Never thought I’d be wishing I bought a larger quantity of Lapsang. This is utterly incomparable to any tea bearing the same name that I have ever seen, tasted, or even heard of.
First, and foremost – it is not smoky. There are light whiffs of toasted marshmallows, wheat bread just finishing cooking in an oven, or a very hot smokeless oak fire oven/grill, but really it is more about the light “smokiness” of tobacco leaves and milled grains. Pay little heed to the company description of “strong and smoky”!
While this is not a pure bud tea (two leaf and a bud intact sets are common throughout) it is entirely covered in light golden hair. Leaf length and color is very similar to a pure bud Yunnan red. Measuring the 4g I used for my gaiwan resulted in a volume around 1.5-2 tablespoons. Used 125ml with steep times-temps: 1.5min-95C, 2.5min-95C, 4min-90C, 5min-85C, 5min-100C, 9.5min-85C.
Dry fragrance is similar to the Golden Monkey reds I’ve been going through a lot lately – dried apricot and nectarine – but when tossed into the prewarmed gaiwan, the fragrance was straight up natural cocoa powder. Wet leaves like doused, burned hardwood – not smoky, but toasty with a refreshing light char note oddly reminiscent of grilled Tilapia (not fishy, mind you) and indiscernible fruit “ripeness”. The lid from the gaiwan, however combined a touch of the former cocoa with piles of ripe fruit aromas. Kumquat above the rest, but also white peach, uncut nectarine, longan, intact raspberries, black figs, apricot kiwi, and just a hint of avocado and coconut. These carry through in the liquor aroma but longan takes the stage. Liquor is bright red-orange and very clear.
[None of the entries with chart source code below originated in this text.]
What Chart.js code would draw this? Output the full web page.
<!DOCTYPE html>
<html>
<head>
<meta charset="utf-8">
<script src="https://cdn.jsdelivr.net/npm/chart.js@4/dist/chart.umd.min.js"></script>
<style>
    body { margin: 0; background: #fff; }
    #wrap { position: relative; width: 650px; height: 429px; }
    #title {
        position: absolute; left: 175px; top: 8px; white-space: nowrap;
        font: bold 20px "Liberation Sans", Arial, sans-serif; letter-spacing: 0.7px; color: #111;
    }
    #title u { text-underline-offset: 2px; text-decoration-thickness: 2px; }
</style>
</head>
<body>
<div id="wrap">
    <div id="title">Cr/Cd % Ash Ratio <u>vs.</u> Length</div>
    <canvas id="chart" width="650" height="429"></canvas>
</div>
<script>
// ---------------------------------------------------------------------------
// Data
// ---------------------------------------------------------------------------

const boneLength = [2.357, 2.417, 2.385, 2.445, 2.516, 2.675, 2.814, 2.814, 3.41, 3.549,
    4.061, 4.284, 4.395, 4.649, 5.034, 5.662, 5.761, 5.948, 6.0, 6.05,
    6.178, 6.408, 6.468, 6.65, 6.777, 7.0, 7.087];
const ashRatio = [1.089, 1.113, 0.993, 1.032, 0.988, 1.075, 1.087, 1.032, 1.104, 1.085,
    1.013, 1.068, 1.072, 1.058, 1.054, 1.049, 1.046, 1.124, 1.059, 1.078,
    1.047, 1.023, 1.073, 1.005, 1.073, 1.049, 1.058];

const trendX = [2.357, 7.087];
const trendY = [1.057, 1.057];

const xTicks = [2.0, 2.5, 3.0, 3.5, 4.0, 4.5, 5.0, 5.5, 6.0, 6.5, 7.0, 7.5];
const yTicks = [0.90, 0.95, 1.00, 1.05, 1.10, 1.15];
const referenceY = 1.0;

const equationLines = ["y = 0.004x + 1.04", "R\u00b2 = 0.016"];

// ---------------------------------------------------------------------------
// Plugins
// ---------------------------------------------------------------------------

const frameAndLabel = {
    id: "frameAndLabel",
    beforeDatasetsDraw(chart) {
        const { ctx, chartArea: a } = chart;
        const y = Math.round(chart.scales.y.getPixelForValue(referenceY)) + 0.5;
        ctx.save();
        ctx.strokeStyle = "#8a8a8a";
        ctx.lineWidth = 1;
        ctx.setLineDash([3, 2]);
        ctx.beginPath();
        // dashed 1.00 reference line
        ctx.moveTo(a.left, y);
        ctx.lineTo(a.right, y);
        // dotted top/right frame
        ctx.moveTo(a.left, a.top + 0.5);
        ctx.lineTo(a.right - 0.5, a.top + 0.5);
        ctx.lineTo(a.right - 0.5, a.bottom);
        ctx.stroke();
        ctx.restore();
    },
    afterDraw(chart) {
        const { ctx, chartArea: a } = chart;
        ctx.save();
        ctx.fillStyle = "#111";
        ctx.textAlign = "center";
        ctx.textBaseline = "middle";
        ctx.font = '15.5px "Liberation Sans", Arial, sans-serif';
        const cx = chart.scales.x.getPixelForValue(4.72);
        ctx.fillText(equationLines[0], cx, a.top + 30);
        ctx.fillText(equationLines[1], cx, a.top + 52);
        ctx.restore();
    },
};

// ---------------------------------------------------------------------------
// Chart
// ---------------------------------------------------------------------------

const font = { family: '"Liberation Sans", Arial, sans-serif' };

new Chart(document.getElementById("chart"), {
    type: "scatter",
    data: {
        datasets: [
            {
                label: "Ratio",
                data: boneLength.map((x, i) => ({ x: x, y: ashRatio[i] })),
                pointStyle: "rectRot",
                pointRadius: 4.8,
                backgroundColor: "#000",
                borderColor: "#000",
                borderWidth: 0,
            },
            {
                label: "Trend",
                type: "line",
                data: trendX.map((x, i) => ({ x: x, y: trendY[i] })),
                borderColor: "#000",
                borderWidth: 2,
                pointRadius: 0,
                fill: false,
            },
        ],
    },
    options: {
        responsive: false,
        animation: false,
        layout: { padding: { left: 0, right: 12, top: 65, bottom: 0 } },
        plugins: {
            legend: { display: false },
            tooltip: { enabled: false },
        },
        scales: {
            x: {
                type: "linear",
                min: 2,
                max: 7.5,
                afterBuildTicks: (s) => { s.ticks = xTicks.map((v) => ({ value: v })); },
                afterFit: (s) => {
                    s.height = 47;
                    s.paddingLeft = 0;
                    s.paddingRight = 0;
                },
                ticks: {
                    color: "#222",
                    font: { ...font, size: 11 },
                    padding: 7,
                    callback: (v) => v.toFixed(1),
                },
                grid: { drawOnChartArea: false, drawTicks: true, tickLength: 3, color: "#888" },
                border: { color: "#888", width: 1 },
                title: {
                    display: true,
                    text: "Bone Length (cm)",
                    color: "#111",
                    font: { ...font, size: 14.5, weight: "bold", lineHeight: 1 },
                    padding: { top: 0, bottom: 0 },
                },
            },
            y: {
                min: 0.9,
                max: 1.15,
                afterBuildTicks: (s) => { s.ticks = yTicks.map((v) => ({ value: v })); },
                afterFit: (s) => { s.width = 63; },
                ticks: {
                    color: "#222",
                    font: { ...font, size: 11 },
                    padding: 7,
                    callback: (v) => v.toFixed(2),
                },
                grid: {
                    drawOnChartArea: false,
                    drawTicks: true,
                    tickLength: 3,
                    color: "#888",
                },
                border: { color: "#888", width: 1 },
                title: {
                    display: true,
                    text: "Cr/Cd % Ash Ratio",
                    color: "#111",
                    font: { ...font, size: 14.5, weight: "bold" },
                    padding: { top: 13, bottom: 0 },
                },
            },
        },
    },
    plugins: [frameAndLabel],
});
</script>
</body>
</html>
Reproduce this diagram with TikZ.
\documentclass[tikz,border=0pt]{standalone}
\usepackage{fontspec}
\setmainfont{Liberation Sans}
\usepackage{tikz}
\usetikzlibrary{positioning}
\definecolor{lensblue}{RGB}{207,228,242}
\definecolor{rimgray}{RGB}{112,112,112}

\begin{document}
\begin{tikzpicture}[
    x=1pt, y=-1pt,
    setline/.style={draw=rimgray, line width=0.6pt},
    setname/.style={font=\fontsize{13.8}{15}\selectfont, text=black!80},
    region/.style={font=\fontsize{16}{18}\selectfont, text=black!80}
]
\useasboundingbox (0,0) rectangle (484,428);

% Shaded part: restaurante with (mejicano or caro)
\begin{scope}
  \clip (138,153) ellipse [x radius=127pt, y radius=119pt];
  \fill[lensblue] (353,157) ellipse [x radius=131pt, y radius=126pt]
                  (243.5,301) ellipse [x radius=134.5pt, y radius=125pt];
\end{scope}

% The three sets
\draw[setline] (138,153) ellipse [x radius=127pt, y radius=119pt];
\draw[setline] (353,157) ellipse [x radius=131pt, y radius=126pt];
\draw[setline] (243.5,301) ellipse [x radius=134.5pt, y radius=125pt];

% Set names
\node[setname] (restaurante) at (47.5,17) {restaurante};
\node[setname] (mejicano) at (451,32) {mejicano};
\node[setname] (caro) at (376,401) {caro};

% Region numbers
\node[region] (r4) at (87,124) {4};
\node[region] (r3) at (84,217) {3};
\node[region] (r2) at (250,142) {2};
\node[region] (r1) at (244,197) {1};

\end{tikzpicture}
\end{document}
Flavor takes the fruit notes and blends them nicely with roasted nuts – almonds and macadamias primarily, but chestnut, cashew, brazil nut, pecan, and peanut also play a small part. The taste is a base of woody characteristics – brown rice, sesame seed, dried grasses, barley, oak, sunflower seeds and palms. Aftertaste brings in a mineral quality of adobe clay or mud bricks and a bit of gravel in the afteraroma. Not heavy on the minerals, but it certainly draws up similarities to other WuYi Shan teas. Nice heavier-medium body is much thicker than most Lapsangs, on par with heavier Keemuns. Smoooooooth. Mouthfeel again makes me think of clay in a sort of slip-slurry. There’s a very slight astringency just up against the uvula… Don’t think I’ve had a tea that hits that part of the mouth and nowhere else. Fleeting crispness and faint herbaceous acidity leaves a mouthwatering effect, but not a ton. Really clean – - aftertaste diminishes really quickly and afteraroma is short. impression of the tactile elements lingers for a while, though.
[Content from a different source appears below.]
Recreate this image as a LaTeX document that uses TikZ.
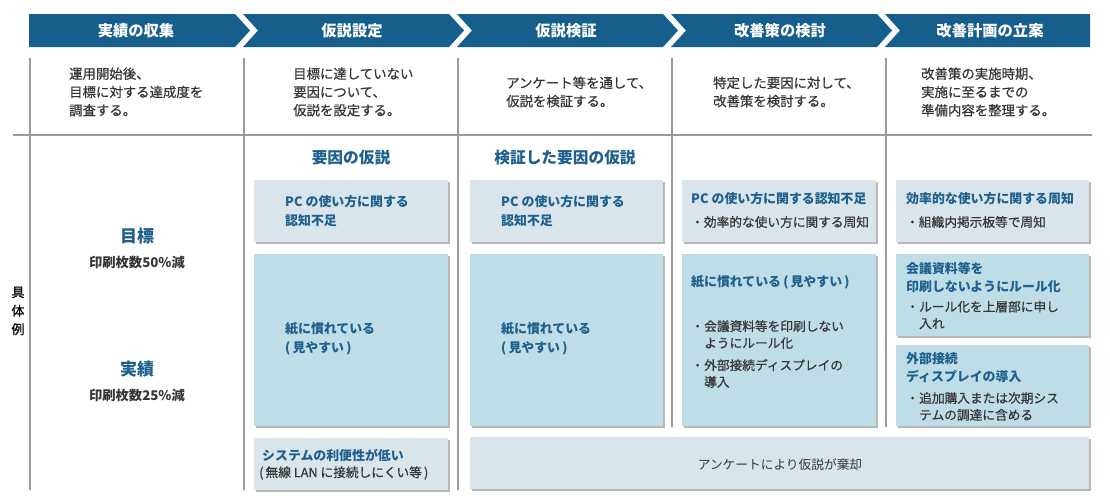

Man, this is yummy. Definitely getting more the next chance I can make the excuse. Expensive, but oh so worth it. I brewed this up with the intent of something to kick me awake, but it wound up being comforting and satisfying, making me want to curl up and take a nap. I finished long before the tea did and this would be a great candidate to drink straight from the gaiwan with. Again, you can not compare this to other Lapsangs – this is much more akin to specialty Taiwanese Reds.